Accreditation is also set to be a key focus, as the government confirmed that TPR's ongoing work in the trustee space will help to understand whether current accreditation arrangements are robust enough.

"We intend to consult on the framework of accreditation and governance in our public consultation later this year," the government confirmed.

In addition to this, the response confirmed that the trustee register is still under development as TPR focuses on centralising trustee information.

Public sector consolidator remains an option

Work to consider options for a DB public sector consolidator is also continuing, as the government's response suggested that the PPF could play a valuable role in DB consolidation.

"We continue to explore whether a small, focused government consolidator, run by the PPF, could be an option for schemes less attractive to commercial providers," the response stated.

"Stakeholder feedback to the ‘Options for DB schemes’ consultation will help shape what we do, and the government will respond to the consultation this Spring."

More updates to follow in full DB options response...

Whilst there were fewer updates on broader DB changes, the government confirmed that further updates on the DB market will be shared as part of its response to the ‘Options for DB schemes’ consultation, which is to be shared this spring.

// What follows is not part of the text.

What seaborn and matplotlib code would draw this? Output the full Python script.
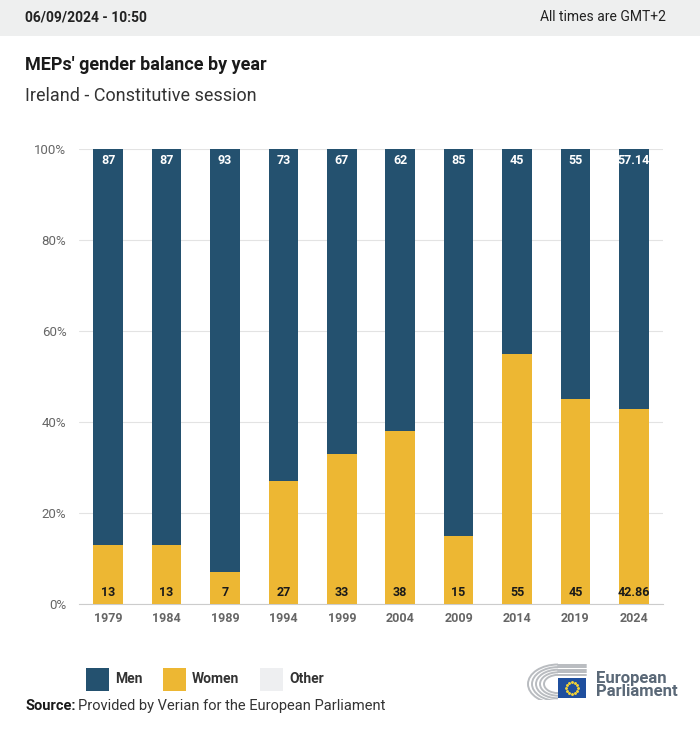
import numpy as np
import pandas as pd
import matplotlib
matplotlib.use("Agg")
import matplotlib.pyplot as plt
import matplotlib.patches as mpatches
import seaborn as sns

# Data
years = ["1979", "1984", "1989", "1994", "1999", "2004", "2009", "2014", "2019", "2024"]
men = [87, 87, 93, 73, 67, 62, 85, 45, 55, 57.14]
women = [13, 13, 7, 27, 33, 38, 15, 55, 45, 42.86]
men_labels = ["87", "87", "93", "73", "67", "62", "85", "45", "55", "57.14"]
women_labels = ["13", "13", "7", "27", "33", "38", "15", "55", "45", "42.86"]

men_color = "#24516f"
women_color = "#edb733"
other_color = "#eeeff1"

sns.set_theme(style="white")
plt.rcParams["font.family"] = ["Roboto", "DejaVu Sans"]

df = pd.DataFrame({"year": years, "men": men, "women": women})
df["total"] = df["men"] + df["women"]

fig = plt.figure(figsize=(7, 7.31), dpi=100)
W, H = 700, 731

def fx(px):
    return px / W

def fy(py):
    return 1 - py / H

# header band
fig.patches.append(mpatches.Rectangle((0, fy(36)), 1, 36 / H, transform=fig.transFigure,
                                      facecolor="#eeefef", edgecolor="none", zorder=0))
fig.text(fx(25), fy(17), "06/09/2024 - 10:50", fontsize=10, fontweight="bold",
         color="#222222", va="center", ha="left")
fig.text(fx(666), fy(17), "All times are GMT+2", fontsize=10, color="#222222",
         va="center", ha="right")
fig.text(fx(25), fy(65), "MEPs' gender balance by year", fontsize=13, fontweight="bold",
         color="#1a1a1a", va="center", ha="left")
fig.text(fx(25), fy(96), "Ireland - Constitutive session", fontsize=13, color="#333333",
         va="center", ha="left")

# main axes
ax = fig.add_axes([fx(79), fy(604), (663 - 79) / W, (604 - 149) / H])
sns.barplot(data=df, x="year", y="total", color=men_color, width=0.51,
            saturation=1, linewidth=0, ax=ax, zorder=2)
sns.barplot(data=df, x="year", y="women", color=women_color, width=0.51,
            saturation=1, linewidth=0, ax=ax, zorder=3)

ax.set_ylim(0, 100)
ax.set_xlim(-0.5, len(years) - 0.5)
ax.set_yticks([0, 20, 40, 60, 80, 100])
ax.set_yticklabels(["0%", "20%", "40%", "60%", "80%", "100%"])
ax.yaxis.grid(True, color="#e3e3e3", linewidth=0.8, zorder=0)
ax.set_axisbelow(True)
for s in ["top", "right", "left"]:
    ax.spines[s].set_visible(False)
ax.spines["bottom"].set_color("#cccccc")
ax.spines["bottom"].set_linewidth(0.8)
ax.set_xlabel("")
ax.set_ylabel("")
ax.tick_params(axis="y", length=0, pad=9, labelsize=9.5, labelcolor="#666666")
ax.tick_params(axis="x", length=0, pad=6, labelsize=9, labelcolor="#666666")
for lbl in ax.get_xticklabels():
    lbl.set_fontweight("bold")

for i in range(len(years)):
    ax.text(i, 97.5, men_labels[i], ha="center", va="center", color="white",
            fontsize=9, fontweight="bold", zorder=5)
    ax.text(i, 2.5, women_labels[i], ha="center", va="center", color="#1a1a1a",
            fontsize=9, fontweight="bold", zorder=5)

# legend
for x0, c, name in [(86, men_color, "Men"), (163, women_color, "Women"), (260, other_color, "Other")]:
    fig.patches.append(mpatches.Rectangle((fx(x0), fy(691)), 23 / W, 23 / H,
                                          transform=fig.transFigure, facecolor=c,
                                          edgecolor="none"))
    fig.text(fx(x0 + 29), fy(679), name, fontsize=10, fontweight="bold", color="#333333",
             va="center", ha="left")

# source
fig.text(fx(25), fy(706), "Source:", fontsize=10.5, fontweight="bold", color="#1a1a1a",
         va="center", ha="left")
fig.text(fx(78), fy(706), "Provided by Verian for the European Parliament", fontsize=10.5,
         color="#333333", va="center", ha="left")

# logo (approximation)
lax = fig.add_axes([fx(524), fy(700), 70 / W, 40 / H])
lax.set_xlim(0, 70)
lax.set_ylim(0, 40)
lax.axis("off")
for r in [30, 26, 22, 18, 14]:
    lax.add_patch(mpatches.Arc((34, 16), 2 * r, 1.3 * r, theta1=90, theta2=270,
                               color="#b9bcc0", linewidth=1.4))
    lax.plot([34, 62], [16 + 0.65 * r, 16 + 0.65 * r], color="#b9bcc0", linewidth=1.4)
lax.add_patch(mpatches.Rectangle((34, 2), 28, 20, facecolor="#1f4f9e", edgecolor="none"))
ang = np.linspace(0, 2 * np.pi, 12, endpoint=False)
lax.scatter(48 + 6 * np.cos(ang), 12 + 6 * np.sin(ang), s=1.2, color="#f3d236", zorder=5)
fig.text(fx(596), fy(678), "European", fontsize=12, fontweight="bold", color="#5a6877",
         va="center", ha="left")
fig.text(fx(596), fy(692), "Parliament", fontsize=12, fontweight="bold", color="#5a6877",
         va="center", ha="left")

fig.savefig("out.png", dpi=100)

Pensions Minister, Torsten Bell, commented: "The positive funding position across much of the private sector occupational DB universe presents new opportunities for schemes, with many now in
surplus.

"We have announced that we will pave the way for well-funded DB pension schemes to share surplus funds with sponsoring employers and members to fuel growth, unlock investment into the economy and ensure members remain protected, with stringent funding safeguards.

"We will set out details as we respond to the ‘Options for DB schemes’
consultation this spring. We are also taking action on recommendations from the Committee’s report on the Pension Protection Fund Levy.

"Together, these changes create opportunities for DB schemes to support growth, freeing up capital for investment in their sponsoring employers and benefitting members.

"While we are making positive changes through these already announced reforms, we want to go further.

"Reflecting on the committee’s recommendations, we will explore ways to strengthen trustee capability and governance, to ensure we safeguard member benefits and maximise economic growth in a consolidated landscape.

"Our pensions market is one of the largest in the world. Both open and closed DB pensions play a key role in providing retirement income for many individuals. We want to ensure they continue to do so, for many years to come."